Saturday, February 2, 2013

February Faces: Woman's Work?

From Phyllis Nicholson's Country Bouquet 1947

"It is woman's work to keep love warm. But the cold blast of her busy indifference causes the flame to flicker down in father's heart. Absorbed by the Children, Lost Causes, Golf or Bridge, Madame has increasingly less time for her husband. This makes quiet men wistful and lively men wild. No husband should come in from work almost unnoticed. Give him a hero's homecoming every day and keep romance alive."

Nicholson was writing from post-World War II England and she's pretty rough on wives here. What do you think about what she says? Before you get too defensive, I must tell you that on the next page she advises women never to marry a man who comes home for lunch. In fact, she claims that the best husbands are soldiers and sailors who are gone a good bit of the time!
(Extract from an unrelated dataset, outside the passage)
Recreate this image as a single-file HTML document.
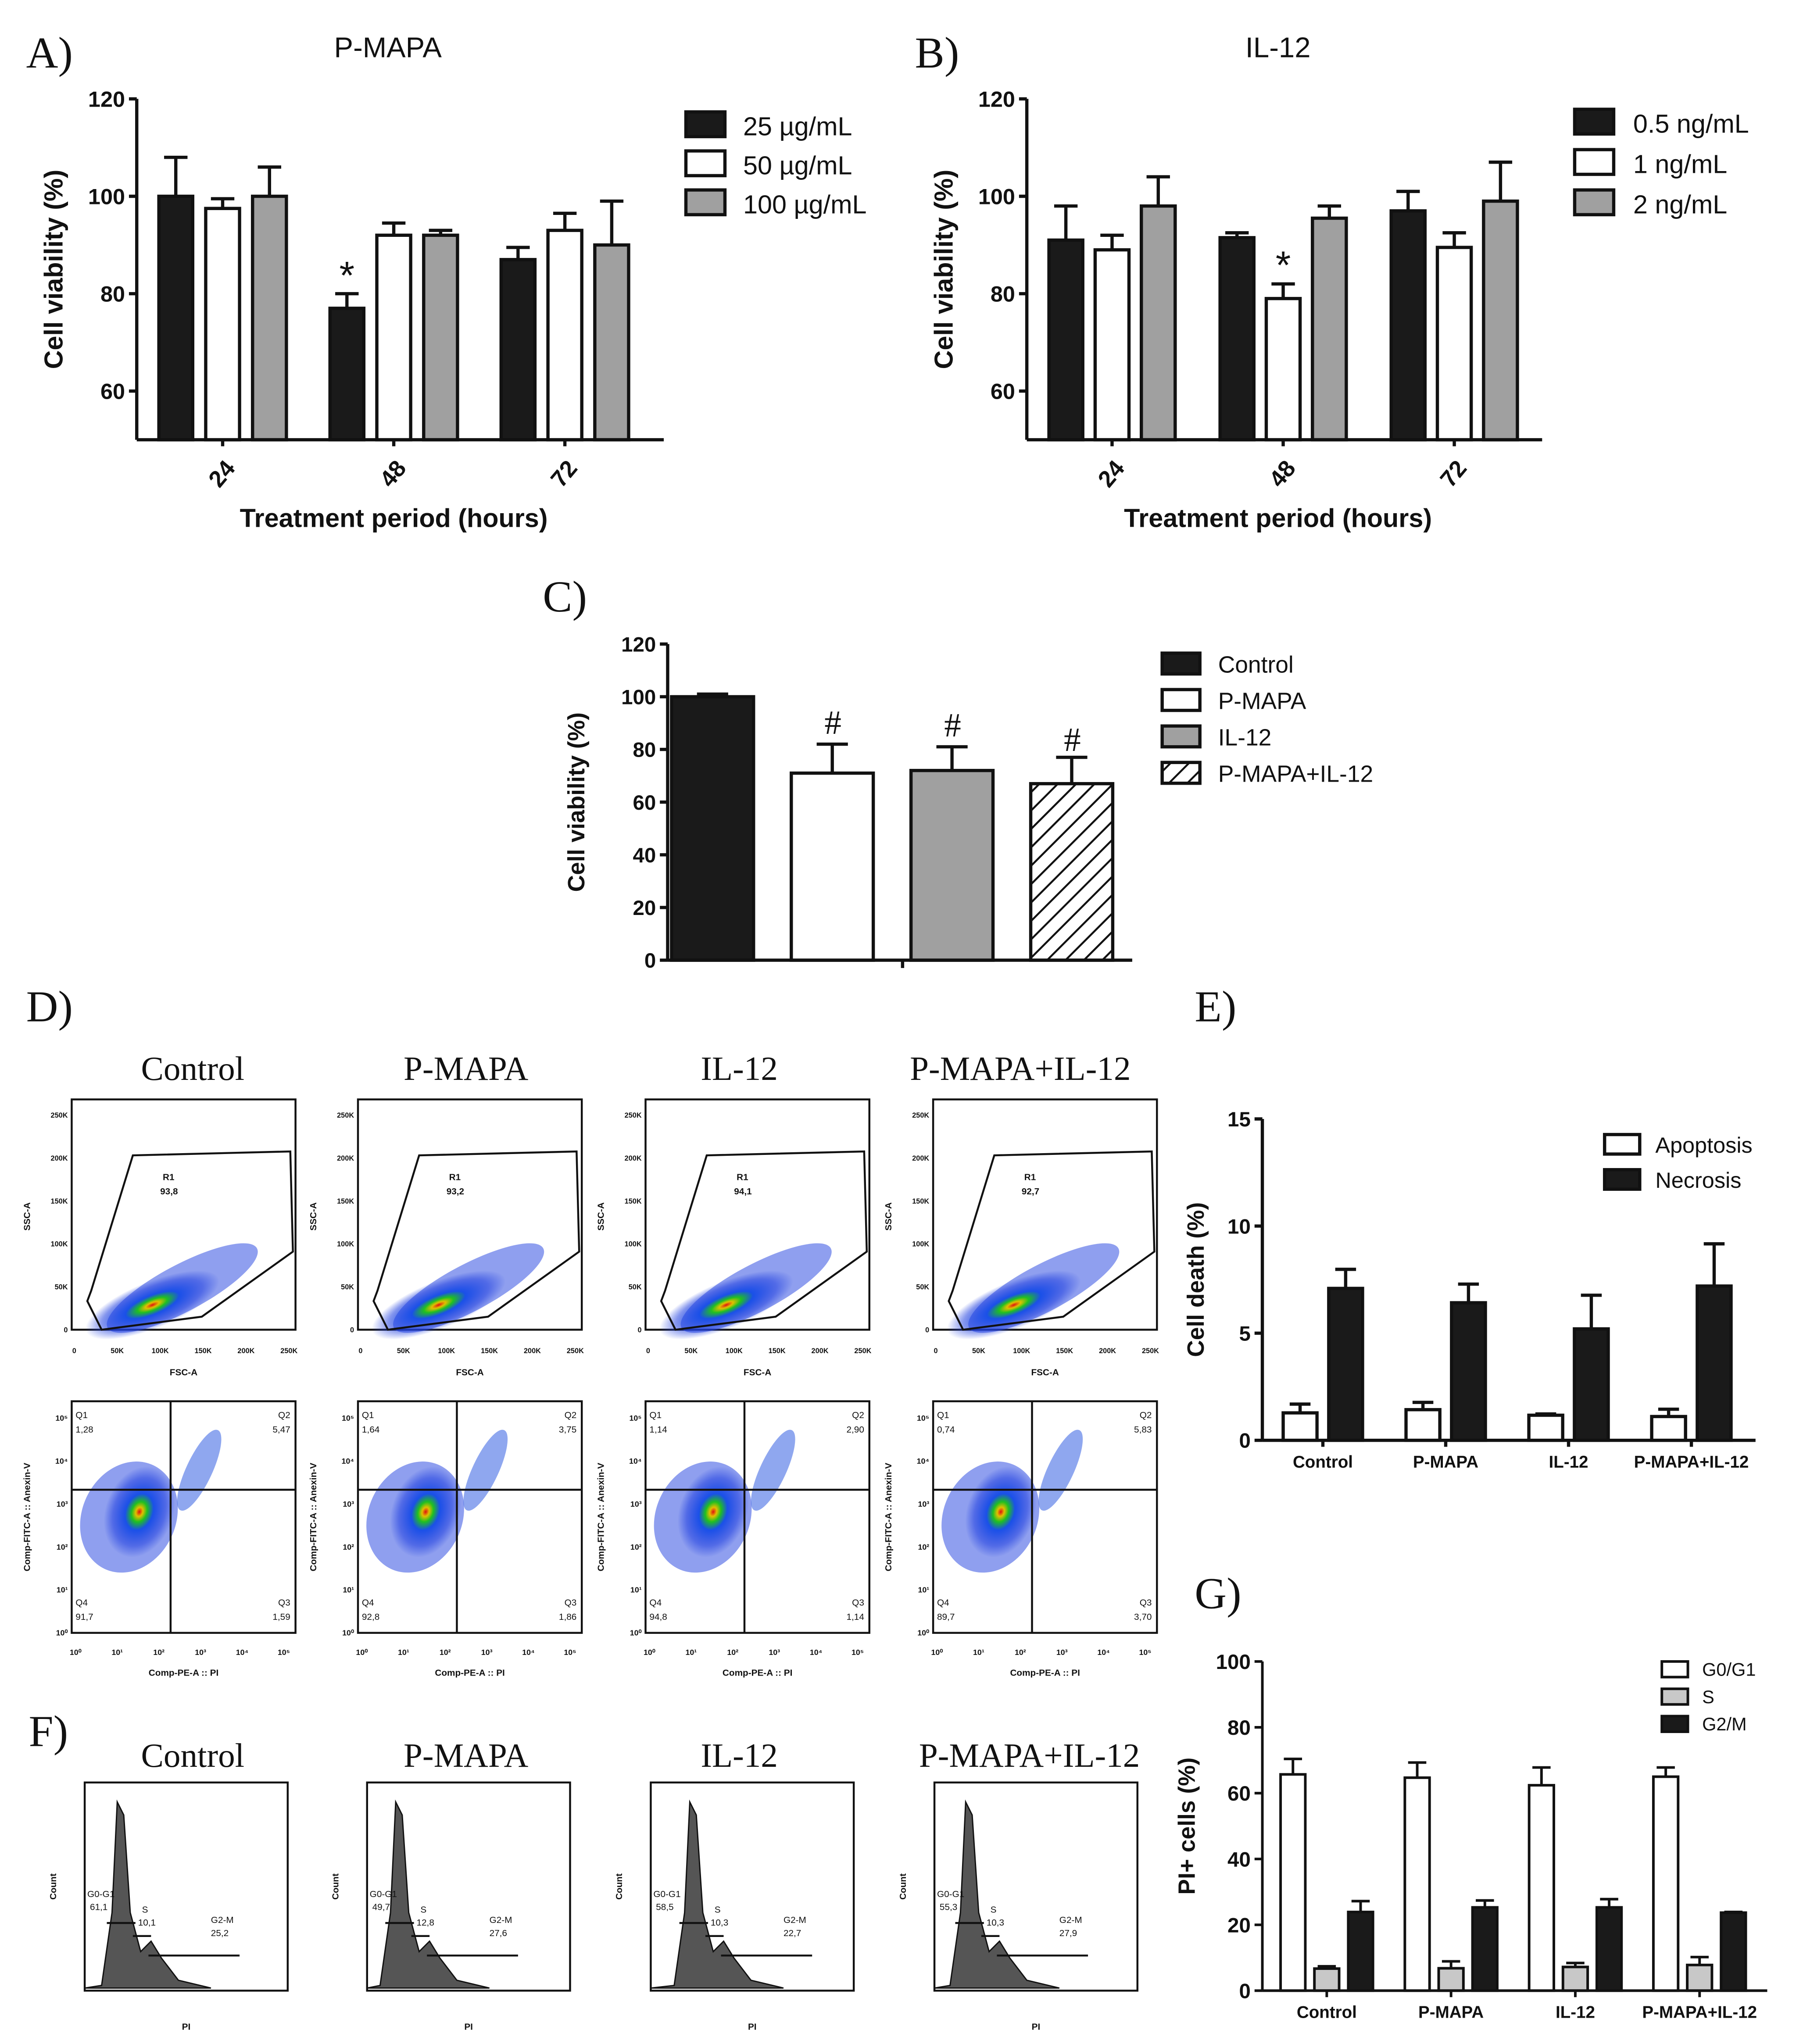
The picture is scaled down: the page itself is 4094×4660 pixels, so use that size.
<!DOCTYPE html>
<html><head><meta charset="utf-8"><style>
html,body{margin:0;padding:0;background:#fff;}
svg{display:block;}
</style></head><body>
<svg id="fig" xmlns="http://www.w3.org/2000/svg" width="4094" height="4660" viewBox="0 0 1380 1571">
<defs>
<pattern id="hatch" patternUnits="userSpaceOnUse" width="10" height="10" patternTransform="rotate(45)">
<rect width="10" height="10" fill="#fff"/><line x1="0" y1="0" x2="0" y2="10" stroke="#111" stroke-width="3"/>
</pattern>
<radialGradient id="blob">
<stop offset="0" stop-color="#e01010"/><stop offset="0.1" stop-color="#e0c000"/><stop offset="0.22" stop-color="#20c020"/><stop offset="0.4" stop-color="#1a50e8"/><stop offset="0.75" stop-color="#2040e0" stop-opacity="0.55"/><stop offset="1" stop-color="#2040e0" stop-opacity="0"/>
</radialGradient>
</defs>
<rect width="1380" height="1571" fill="#fff"/>
</svg>
<script>
// ---------- Panel A data ----------
const aGroups = ["24","48","72"];
const aSeries = ["25 µg/mL","50 µg/mL","100 µg/mL"];
const aVals = [[100,97.5,100],[77,92,92],[87,93,90]];
const aErr  = [[108,99.5,106],[80,94.5,93],[89.5,96.5,99]];
const aTicks = [60,80,100,120];
// ---------- Panel B data ----------
const bGroups = ["24","48","72"];
const bSeries = ["0.5 ng/mL","1 ng/mL","2 ng/mL"];
const bVals = [[91,89,98],[91.5,79,95.5],[97,89.5,99]];
const bErr  = [[98,92,104],[92.5,82,98],[101,92.5,107]];
const bTicks = [60,80,100,120];
// ---------- Panel C data ----------
const cSeries = ["Control","P-MAPA","IL-12","P-MAPA+IL-12"];
const cVals = [[100],[71],[72],[67]];
const cErr  = [[101],[82],[81],[77]];
const cTicks = [0,20,40,60,80,100,120];
// ---------- Panel E data ----------
const eGroups = ["Control","P-MAPA","IL-12","P-MAPA+IL-12"];
const eSeries = ["Apoptosis","Necrosis"];
const eVals = [[1.28,7.09],[1.43,6.42],[1.17,5.2],[1.11,7.2]];
const eErr  = [[1.69,7.98],[1.77,7.29],[1.23,6.77],[1.45,9.17]];
const eTicks = [0,5,10,15];
// ---------- Panel G data ----------
const gGroups = ["Control","P-MAPA","IL-12","P-MAPA+IL-12"];
const gSeries = ["G0/G1","S","G2/M"];
const gVals = [[65.7,6.7,23.9],[64.7,6.8,25.3],[62.4,7.2,25.3],[65,7.8,23.7]];
const gErr  = [[70.4,7.4,27.2],[69.3,8.9,27.4],[67.8,8.4,27.8],[67.8,10.2,23.9]];
const gTicks = [0,20,40,60,80,100];

const NS="http://www.w3.org/2000/svg";
const svg=document.getElementById('fig');
function mk(tag,attrs,parent){const e=document.createElementNS(NS,tag);for(const k in attrs)e.setAttribute(k,attrs[k]);(parent||svg).appendChild(e);return e;}
function T(x,y,s,size,o,parent){o=o||{};const e=mk('text',{x:x,y:y,'font-size':size,'font-family':o.serif?'"Liberation Serif",serif':'"Liberation Sans",sans-serif','font-weight':o.bold?'bold':'normal','text-anchor':o.anchor||'start',fill:o.fill||'#111'},parent);if(o.rot!==undefined)e.setAttribute('transform','rotate('+o.rot+' '+x+' '+y+')');e.textContent=s;return e;}

function barChart(c){
  const g=mk('g',{});
  
  
  const y=v=>c.yBot-(v-c.vmin)/(c.vmax-c.vmin)*(c.yBot-c.yTop);
  const xb=(gi,si)=>c.x0+c.pad+gi*c.groupW+si*c.pitch;
  const sw=c.sw;
  c.vals.forEach((row,gi)=>row.forEach((v,si)=>{
    const fillIdx=c.fillByGroup?gi:si;
    const x=xb(gi,si);
    const eb=mk('line',{x1:x+c.barW/2,x2:x+c.barW/2,y1:y(v),y2:y(c.err[gi][si]),stroke:'#111','stroke-width':sw},g);
    
    
    const cap=mk('line',{x1:x+c.barW/2-c.capW,x2:x+c.barW/2+c.capW,y1:y(c.err[gi][si]),y2:y(c.err[gi][si]),stroke:'#111','stroke-width':sw},g);
    
    
    const r=mk('rect',{x:x,y:y(v),width:c.barW,height:c.yBot-y(v),fill:c.fills[fillIdx],stroke:'#111','stroke-width':sw},g);
    
    
  }));
  const ya=mk('line',{x1:c.x0,x2:c.x0,y1:c.yTop,y2:c.yBot,stroke:'#111','stroke-width':sw},g);
  
  
  const xa=mk('line',{x1:c.x0,x2:c.x1,y1:c.yBot,y2:c.yBot,stroke:'#111','stroke-width':sw},g);
  
  
  c.ticks.forEach(t=>{
    const tl=mk('line',{x1:c.x0-6,x2:c.x0,y1:y(t),y2:y(t),stroke:'#111','stroke-width':sw},g);
    
    
    const tt=T(c.x0-9,y(t)+c.tickSize*0.36,String(t),c.tickSize,{anchor:'end',bold:true},g);
    
    
  });
  if(c.groups){
    c.groups.forEach((lab,gi)=>{
      const n=c.vals[gi].length;
      const cx=(xb(gi,0)+xb(gi,n-1)+c.barW)/2;
      const tk=mk('line',{x1:cx,x2:cx,y1:c.yBot,y2:c.yBot+5,stroke:'#111','stroke-width':sw},g);
      
      
      const lt=c.rotLabels?T(cx+4,c.yBot+30,lab,c.xSize,{anchor:'middle',bold:true,rot:-50},g):T(cx,c.yBot+21,lab,c.xSize,{anchor:'middle',bold:true},g);
      
      
    });
  } else {
    const cx=(c.x0+c.x1)/2+2;
    const tk=mk('line',{x1:cx,x2:cx,y1:c.yBot,y2:c.yBot+6,stroke:'#111','stroke-width':sw},g);
    
    
  }
  const yl=T(c.ylX,(c.yTop+c.yBot)/2,c.ylabel,c.ylSize,{anchor:'middle',bold:true,rot:-90},g);
  
  
  if(c.xlabel){const xl=T((c.x0+c.x1)/2-5,c.yBot+67,c.xlabel,20,{anchor:'middle',bold:true},g);
    
    }
  c.series.forEach((s,i)=>{
    const ly=c.legY+i*c.legDy;
    const lb=mk('rect',{x:c.legX,y:ly,width:c.legW,height:c.legH,fill:c.fills[i],stroke:'#111','stroke-width':sw},g);
    
    
    const lt=T(c.legX+c.legW+c.legGap,ly+c.legH-1,s,c.legSize,{},g);
    
    
  });
  return {y:y,xb:xb};
}

const A=barChart({name:'chart-a',x0:105,x1:510,yTop:76,yBot:338,vmin:50,vmax:120,pad:17,groupW:131.5,pitch:36,barW:26,capW:9,sw:2.5,
  vals:aVals,err:aErr,ticks:aTicks,groups:aGroups,series:aSeries,fills:['#1a1a1a','#fff','#a0a0a0'],rotLabels:true,xSize:18,tickSize:17,
  ylabel:'Cell viability (%)',ylX:48,ylSize:20,xlabel:'Treatment period (hours)',legX:527,legY:86,legDy:30,legW:30,legH:19,legGap:14,legSize:20});
const B=barChart({name:'chart-b',x0:789,x1:1185,yTop:76,yBot:338,vmin:50,vmax:120,pad:17,groupW:131.5,pitch:35.5,barW:26,capW:9,sw:2.5,
  vals:bVals,err:bErr,ticks:bTicks,groups:bGroups,series:bSeries,fills:['#1a1a1a','#fff','#a0a0a0'],rotLabels:true,xSize:18,tickSize:17,
  ylabel:'Cell viability (%)',ylX:732,ylSize:20,xlabel:'Treatment period (hours)',legX:1210,legY:84,legDy:31,legW:30,legH:19,legGap:15,legSize:20});
const C=barChart({name:'chart-c',x0:513,x1:870,yTop:495,yBot:738,vmin:0,vmax:120,pad:3,groupW:92,pitch:0,barW:63,capW:12,sw:2.5,fillByGroup:true,
  vals:cVals,err:cErr,ticks:cTicks,groups:null,series:cSeries,fills:['#1a1a1a','#fff','#a0a0a0','url(#hatch)'],tickSize:16,
  ylabel:'Cell viability (%)',ylX:449,ylSize:18,legX:893,legY:502,legDy:28,legW:29,legH:16,legGap:14,legSize:18});
const E=barChart({name:'chart-e',x0:970,x1:1349,yTop:860,yBot:1107,vmin:0,vmax:15,pad:16,groupW:94.4,pitch:35,barW:26,capW:8,sw:2.5,
  vals:eVals,err:eErr,ticks:eTicks,groups:eGroups,series:eSeries,fills:['#fff','#1a1a1a'],xSize:13,tickSize:16,
  ylabel:'Cell death (%)',ylX:925,ylSize:18,legX:1233,legY:872,legDy:27,legW:27,legH:15,legGap:12,legSize:17});
const G=barChart({name:'chart-g',x0:970,x1:1358,yTop:1277,yBot:1530,vmin:0,vmax:100,pad:14,groupW:95.5,pitch:26,barW:19,capW:7,sw:2,
  vals:gVals,err:gErr,ticks:gTicks,groups:gGroups,series:gSeries,fills:['#fff','#c8c8c8','#1a1a1a'],xSize:13,tickSize:16,
  ylabel:'PI+ cells (%)',ylX:918,ylSize:18,legX:1277,legY:1277,legDy:21,legW:20,legH:12,legGap:11,legSize:14});

[['*',A.xb(1,0)+13,222,30],['*',B.xb(1,1)+13,214,30]].forEach(m=>{const s=T(m[1],m[2],m[0],m[3],{anchor:'middle'});
  
  });
[1,2,3].forEach((gi)=>{const s=T(C.xb(gi,0)+32,C.y(cErr[gi][0])+(gi==3?-5:-8),'#',26,{anchor:'middle',serif:true});
  
  });

[['A)',20,52],['B)',703,52],['C)',417,470],['D)',20,785],['E)',918,785],['F)',22,1342],['G)',918,1236]].forEach(p=>{const t=T(p[1],p[2],p[0],34,{serif:true});
  
  });
const ta=T(298,44,'P-MAPA',22,{anchor:'middle'});


const tb=T(982,44,'IL-12',22,{anchor:'middle'});



// ---------- D and F flow panels (decorative) ----------
const cols=[55,275,496,717];
const names=["Control","P-MAPA","IL-12","P-MAPA+IL-12"];
const dTitleX=[148,358,568,784];
const fTitleX=[148,358,568,791];
const r1=["93,8","93,2","94,1","92,7"];
const q1=["1,28","1,64","1,14","0,74"],q2=["5,47","3,75","2,90","5,83"],q3=["1,59","1,86","1,14","3,70"],q4=["91,7","92,8","94,8","89,7"];
const hs=[["61,1","10,1","25,2"],["49,7","12,8","27,6"],["58,5","10,3","22,7"],["55,3","10,3","27,9"]];
const linTicks=["0","50K","100K","150K","200K","250K"];
const logTicks=["10⁰","10¹","10²","10³","10⁴","10⁵"];
cols.forEach((x,i)=>{
  const w=172;
  const t=T(dTitleX[i],830,names[i],26,{anchor:'middle',serif:true});
  
  
  const f1=mk('rect',{x:x,y:845,width:w,height:177,fill:'#fff',stroke:'#111','stroke-width':1.5});
  
  
  const b0=mk('ellipse',{cx:x+85,cy:990,rx:65,ry:18,fill:'#2040e0',opacity:0.5,transform:'rotate(-28 '+(x+85)+' 990)'});
  
  
  const b1=mk('ellipse',{cx:x+62,cy:1003,rx:55,ry:18,fill:'url(#blob)',transform:'rotate(-22 '+(x+62)+' 1003)'});
  
  
  const gate=mk('polygon',{points:[[x+12,1000],[x+15,992],[x+47,888],[x+168,885],[x+170,962],[x+100,1012],[x+23,1022]].map(p=>p.join(',')).join(' '),fill:'none',stroke:'#111','stroke-width':1.5});
  
  
  const rt=T(x+70,907,'R1',7,{bold:true});
  const rv=T(x+68,918,r1[i],7,{bold:true});
  linTicks.forEach((s,k)=>{
    const tx=T(x+2+k*33,1040,s,5.5,{anchor:'middle',bold:true});
    const ty=T(x-3,1022-k*33+2,s,5.5,{anchor:'end',bold:true});
  });
  const sx=T(x+w/2,1057,'FSC-A',7,{anchor:'middle',bold:true});
  const sy=T(x-32,935,'SSC-A',7,{anchor:'middle',bold:true,rot:-90});
  const f2=mk('rect',{x:x,y:1077,width:w,height:178,fill:'#fff',stroke:'#111','stroke-width':1.5});
  
  
  const b4=mk('ellipse',{cx:x+44,cy:1166,rx:36,ry:44,fill:'#2040e0',opacity:0.5,transform:'rotate(25 '+(x+44)+' 1166)'});
  
  
  const b2=mk('ellipse',{cx:x+52,cy:1162,rx:26,ry:36,fill:'url(#blob)',transform:'rotate(20 '+(x+52)+' 1162)'});
  
  
  const b3=mk('ellipse',{cx:x+98,cy:1130,rx:10,ry:34,fill:'#2050e0',opacity:0.5,transform:'rotate(25 '+(x+98)+' 1130)'});
  
  
  const qv=mk('line',{x1:x+76,x2:x+76,y1:1077,y2:1255,stroke:'#111','stroke-width':1.5});
  
  
  const qh=mk('line',{x1:x,x2:x+w,y1:1145,y2:1145,stroke:'#111','stroke-width':1.5});
  
  
  [['Q1',x+3,1090,'start'],[q1[i],x+3,1101,'start'],['Q2',x+w-4,1090,'end'],[q2[i],x+w-4,1101,'end'],['Q4',x+3,1234,'start'],[q4[i],x+3,1245,'start'],['Q3',x+w-4,1234,'end'],[q3[i],x+w-4,1245,'end']].forEach(q=>{
    const qt=T(q[1],q[2],q[0],7,{anchor:q[3]});
    
    
  });
  logTicks.forEach((s,k)=>{
    const tx=T(x+3+k*32,1272,s,6,{anchor:'middle',bold:true});
    const ty=T(x-3,1255-k*33+2,s,6,{anchor:'end',bold:true});
  });
  const qx=T(x+w/2,1288,'Comp-PE-A :: PI',7,{anchor:'middle',bold:true});
  const qy=T(x-32,1166,'Comp-FITC-A :: Anexin-V',7,{anchor:'middle',bold:true,rot:-90});
  const hx=[65,282,500,718][i], hw=156;
  const ht=T(fTitleX[i],1358,names[i],26,{anchor:'middle',serif:true});
  
  
  const hf=mk('rect',{x:hx,y:1370,width:hw,height:160,fill:'#fff',stroke:'#111','stroke-width':1.5});
  
  
  const p=hx+[27,24,32,26][i];
  const d='M'+hx+',1528 L'+(p-14)+',1526 L'+(p-6)+',1470 L'+(p-2)+',1385 L'+(p+3)+',1395 L'+(p+8)+',1470 L'+(p+16)+',1500 L'+(p+24)+',1492 L'+(p+32)+',1505 L'+(p+45)+',1522 L'+(p+70)+',1528 Z';
  const hp=mk('path',{d:d,fill:'#555',stroke:'#111','stroke-width':1});
  
  
  const gl=mk('path',{d:'M'+(p-10)+',1478 h22 M'+(p+10)+',1488 h14 M'+(p+22)+',1503 h70',stroke:'#111','stroke-width':1.5,fill:'none'});
  
  
  [['G0-G1',hx+2,1458],[hs[i][0],hx+4,1468],['S',p+17,1470],[hs[i][1],p+14,1480],['G2-M',p+70,1478],[hs[i][2],p+70,1488]].forEach(q=>{
    const tt=T(q[1],q[2],q[0],7);
    
    
  });
  const hxl=T(hx+hw/2,1560,'PI',7,{anchor:'middle',bold:true});
  const hyl=T(hx-22,1450,'Count',7,{anchor:'middle',bold:true,rot:-90});
});
</script>
</body></html>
Is she right? Is she wrong?

[The photograph above was taken September 24, 1944 in Victoria, Texas. These are not family photographs but are from my personal collection of Soldiers & Their Sweethearts.]

Friday, February 1, 2013

February Faces

In the days ahead I have some February faces to share with you here at Across the Way. Faces and short snippets, as we all seem to be looking forward to St. Valentine's Day in our homes and relationships.

Let's not forget that these days leading to St. Valentine's Day may be sad or even bitter ones for some folks as they watch love in the air in Blog Universe this month. This may be the most important time of year for some to pour out their love instead on their house or their pets or family and friends. Don't forget also to pour out some love on yourself, please.

To some of my women friends who have had their hearts broken in the past, I leave you with this one comforting sentence made famous by Jane Ace whose malaprops entertained audiences on radio in the 1930s:
"Time wounds all heels."

And if you're compelled, by whatever reason, to live with one of life's frustrating men and feel as if you're sometimes alone on the relationship road, you can always try doing like Diane Keaton's character did in Something's Gotta Give when forced into taking care of Jack Nicholson's character at her beach house when he leaves the hospital.

She throws up her hands and reminds herself:

"Play music, cook, write, focus!"

My apologies to any men who might be reading this and are in the same situation. I'm not sure what the feminine equivalent of a heel is but feel free to contribute. 

I'd put a big yellow smiley face here if I knew how to.